Monday, November 10, 2008

Kim Bobo's tesimony before an Education & Labor Committee

Kim Bobo, Founder and Executive Director of Interfaith Worker Justice, testified at an Education and Labor Committee hearing which asked if the Department of Labor is effectively enforcing our wage and hour laws on July 15, 2008. You can listen to some of her testimony on this video.


She has great deal to say and more of us should listen. Here is Kim Bobo's keynote presentation to the ecumenical Poverty Summit sponsored by the Iowa Annual Conference of The United Methodist Church, October 25, 2008.

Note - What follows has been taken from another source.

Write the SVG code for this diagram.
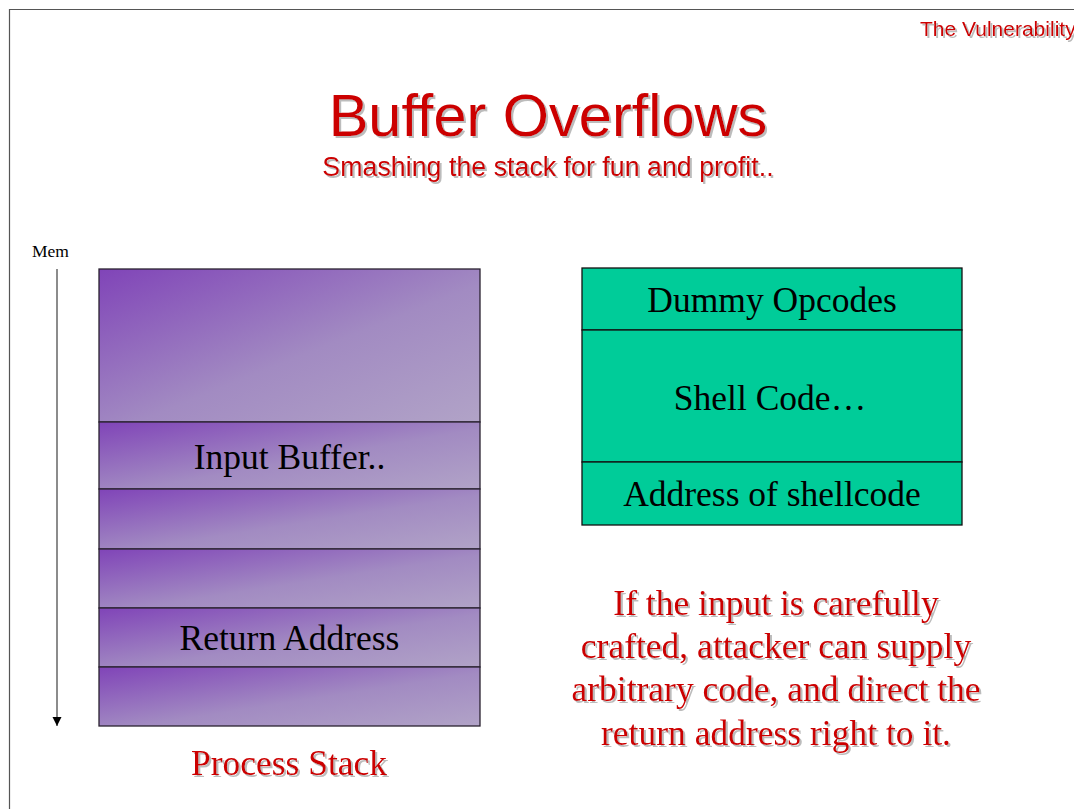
<svg xmlns="http://www.w3.org/2000/svg" width="1074" height="809" viewBox="0 0 1074 809">
<style>
.arial{font-family:"Liberation Sans",Arial,sans-serif;}
.times{font-family:"Liberation Serif","Times New Roman",serif;}
.red{fill:#cc0000;filter:url(#shadow);}
.lbl{font-size:35.5px;fill:#000;text-anchor:middle;}
.row{fill:url(#purple);stroke:#2a2230;stroke-width:1.3;}
.teal{fill:#00cc99;stroke:#111;stroke-width:1.3;}
</style>
<defs>
<linearGradient id="purple" x1="0" y1="0" x2="1" y2="1">
<stop offset="0" stop-color="#8044b8"/>
<stop offset="0.55" stop-color="#a28bc2"/>
<stop offset="1" stop-color="#b1a3c7"/>
</linearGradient>
<filter id="shadow" x="-5%" y="-10%" width="115%" height="130%">
<feDropShadow dx="2" dy="2" stdDeviation="0.6" flood-color="#b0b0b0" flood-opacity="0.85"/>
</filter>
<marker id="ah" markerWidth="10" markerHeight="10" refX="9" refY="4.5" orient="auto" markerUnits="userSpaceOnUse">
<path d="M0,0 L9,4.5 L0,9 Z" fill="#000"/>
</marker>
</defs>
<rect x="0" y="0" width="1074" height="809" fill="#fff"/>
<g id="frame">
<path d="M9.5,809 L9.5,9.5 L1074,9.5" fill="none" stroke="#555" stroke-width="1.2"/>
</g>
<g id="header">
<text class="arial red" x="920" y="36" font-size="21">The Vulnerability</text>
<text class="arial red" x="548" y="136" font-size="59.5" text-anchor="middle">Buffer Overflows</text>
<text class="arial red" x="548" y="176" font-size="26.8" text-anchor="middle">Smashing the stack for fun and profit..</text>
</g>
<g id="mem-axis">
<text class="times" x="32" y="257" font-size="17.5" fill="#000">Mem</text>
</g>
<g id="connectors">
<line x1="57" y1="269" x2="57" y2="726" stroke="#666" stroke-width="1.5" marker-end="url(#ah)"/>
</g>
<g id="process-stack">
<rect class="row" x="99" y="269" width="381" height="153"/>
<rect class="row" x="99" y="422" width="381" height="67"/>
<rect class="row" x="99" y="489" width="381" height="60"/>
<rect class="row" x="99" y="549" width="381" height="59"/>
<rect class="row" x="99" y="608" width="381" height="59"/>
<rect class="row" x="99" y="667" width="381" height="59"/>
<text class="times lbl" x="289.5" y="469">Input Buffer..</text>
<text class="times lbl" x="289.5" y="650">Return Address</text>
<text class="times red" x="289" y="775" font-size="35.5" text-anchor="middle">Process Stack</text>
</g>
<g id="payload">
<rect class="teal" x="582" y="268" width="380" height="62"/>
<rect class="teal" x="582" y="330" width="380" height="132"/>
<rect class="teal" x="582" y="462" width="380" height="63"/>
<text class="times lbl" x="772" y="312">Dummy Opcodes</text>
<text class="times lbl" x="770" y="410">Shell Code…</text>
<text class="times lbl" x="772" y="506">Address of shellcode</text>
</g>
<g id="explanation">
<text class="times red" x="776" y="615" font-size="35.5" text-anchor="middle">If the input is carefully</text>
<text class="times red" x="776" y="658" font-size="35.5" text-anchor="middle">crafted, attacker can supply</text>
<text class="times red" x="776" y="701" font-size="35.5" text-anchor="middle">arbitrary code, and direct the</text>
<text class="times red" x="776" y="745" font-size="35.5" text-anchor="middle">return address right to it.</text>
</g>
</svg>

I saw a photograph of their web site. It was of some workers holding signs. Their signs said that all religions believe in justice. Is that true? Most faith communities will say they do. Their leaders will pray from in the front asking that god deliver justice, they will preach about justice. But is that really what they believe? Better still is that what they want? What do they say in the back of the church?

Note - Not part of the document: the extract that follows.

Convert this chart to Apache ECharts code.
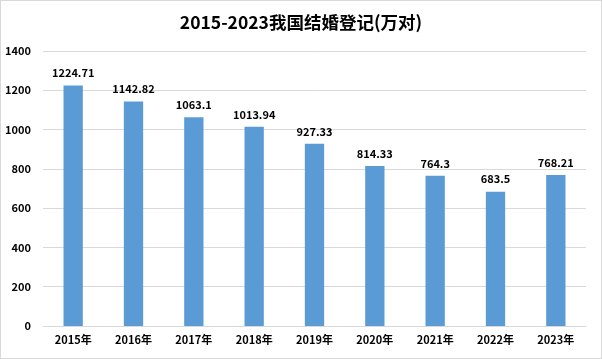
<!DOCTYPE html>
<html><head><meta charset="utf-8">
<script src="https://cdn.jsdelivr.net/npm/echarts@6/dist/echarts.min.js"></script>
<style>html,body{margin:0;padding:0;background:#fff}#c{width:602px;height:359px;box-sizing:border-box;border:1px solid #d9d9d9}</style>
</head><body><div id="c"></div>
<script>
const titleText = '2015-2023我国结婚登记(万对)';
const categories = ['2015年','2016年','2017年','2018年','2019年','2020年','2021年','2022年','2023年'];
const values = [1224.71, 1142.82, 1063.1, 1013.94, 927.33, 814.33, 764.3, 683.5, 768.21];
const yTicks = [0, 200, 400, 600, 800, 1000, 1200, 1400];

const font = '"Noto Sans CJK SC", "Noto Sans", sans-serif';
const chart = echarts.init(document.getElementById('c'), null, {renderer: 'canvas'});
chart.setOption({
  animation: false,
  title: {text: titleText, left: 'center', top: 8,
    textStyle: {fontFamily: font, fontSize: 17.5, fontWeight: 'bold', color: '#000'}},
  grid: {left: 42, right: 15, top: 50, bottom: 32, containLabel: false},
  xAxis: {type: 'category', data: categories,
    axisLine: {show: true, lineStyle: {color: '#d9d9d9'}}, axisTick: {show: false},
    axisLabel: {fontFamily: font, fontSize: 11, fontWeight: 'bold', color: '#000', margin: 8}},
  yAxis: {type: 'value', min: yTicks[0], max: yTicks[yTicks.length-1], interval: 200,
    axisLine: {show: false}, axisTick: {show: false},
    axisLabel: {fontFamily: font, fontSize: 11, fontWeight: 'bold', color: '#000', margin: 12,
      formatter: v => String(v)},
    splitLine: {lineStyle: {color: '#d9d9d9'}}},
  series: [{type: 'bar', data: values, barWidth: '32%',
    itemStyle: {color: '#5b9bd5'},
    label: {show: true, position: 'top', distance: 7, fontFamily: font, fontSize: 11,
      fontWeight: 'bold', color: '#000'}}]
});
</script></body></html>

The answer is no. Jerome Chandler said it best in the article we published earlier today. He wrote that we give of what we do not want. That was what I said this morning at morning prayer and later at this afternoon's service.

It is not just that we need to do more. We must just do. By that I mean that we must do as only a handful of people and faith communities do. We do with our hearts and hands. Rather than going through our closets and taking out all the old clothes we no longer want, giving them to the Salvation Army, the local homeless shelder, or the local neighboure center; we must give what we need. We must give so that it hurts. A gift that has no value to us may be put to use by someone else, but it does not have any value to God.

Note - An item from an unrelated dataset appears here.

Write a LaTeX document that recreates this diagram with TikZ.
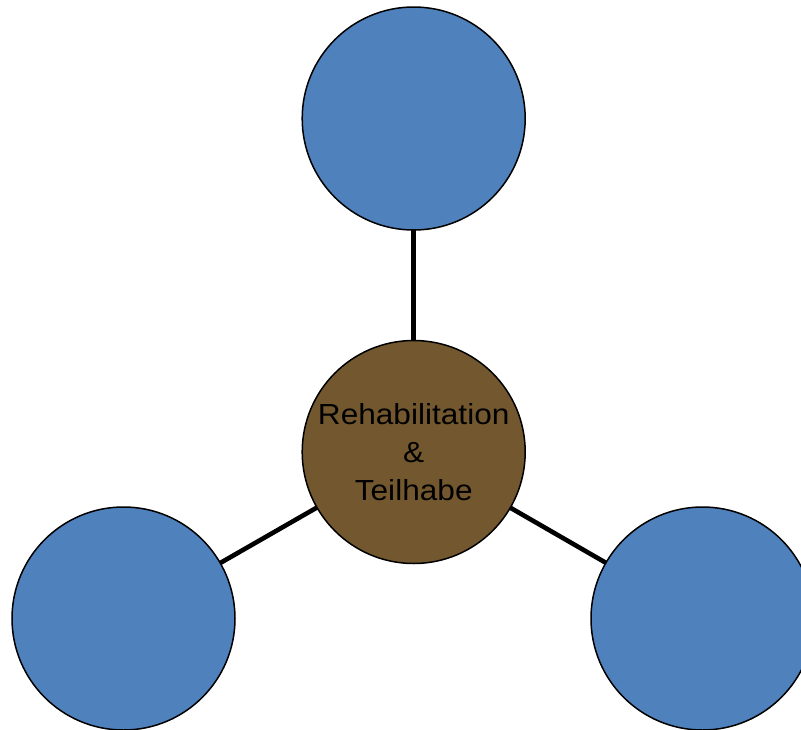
\documentclass[tikz,border=0pt]{standalone}
\usepackage{fontspec}
\newfontfamily\labfont[FakeStretch=1.09]{Liberation Sans}
\usetikzlibrary{backgrounds}
\definecolor{bluefill}{HTML}{4F81BD}
\definecolor{brownfill}{HTML}{73582F}
\tikzset{
  bubble/.style={circle, draw=black, line width=1.5pt, minimum size=223pt, inner sep=0pt},
  outer/.style={bubble, fill=bluefill},
  hub/.style={bubble, fill=brownfill, align=center, font=\labfont\fontsize{29}{38.3}\selectfont},
  link/.style={draw=black, line width=4.6pt}
}
\begin{document}
\begin{tikzpicture}[x=1pt,y=-1pt]
\useasboundingbox (0,0) rectangle (801,729);
\node[hub] (c) at (413.7,452) {Rehabilitation\\\&\\Teilhabe};
\node[outer] (t) at (413.7,118.5) {};
\node[outer] (l) at (123.5,618.5) {};
\node[outer] (r) at (702.5,618.5) {};
\begin{scope}[on background layer]
\draw[link] (c.center) -- (t.center);
\draw[link] (c.center) -- (l.center);
\draw[link] (c.center) -- (r.center);
\end{scope}
\end{tikzpicture}
\end{document}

God gave us a very special gift. He became incarnate of the blessed Virgin Mary, came to earth, suffered and died, and rose from the death giving us new life. What will we do with this new life Christ gave us?

It takes more than words for me to believe that all faith communities believe in justice. Many, perhaps most, give what they no longer want or need. It is time to return the gift Christ gave us and give it to others.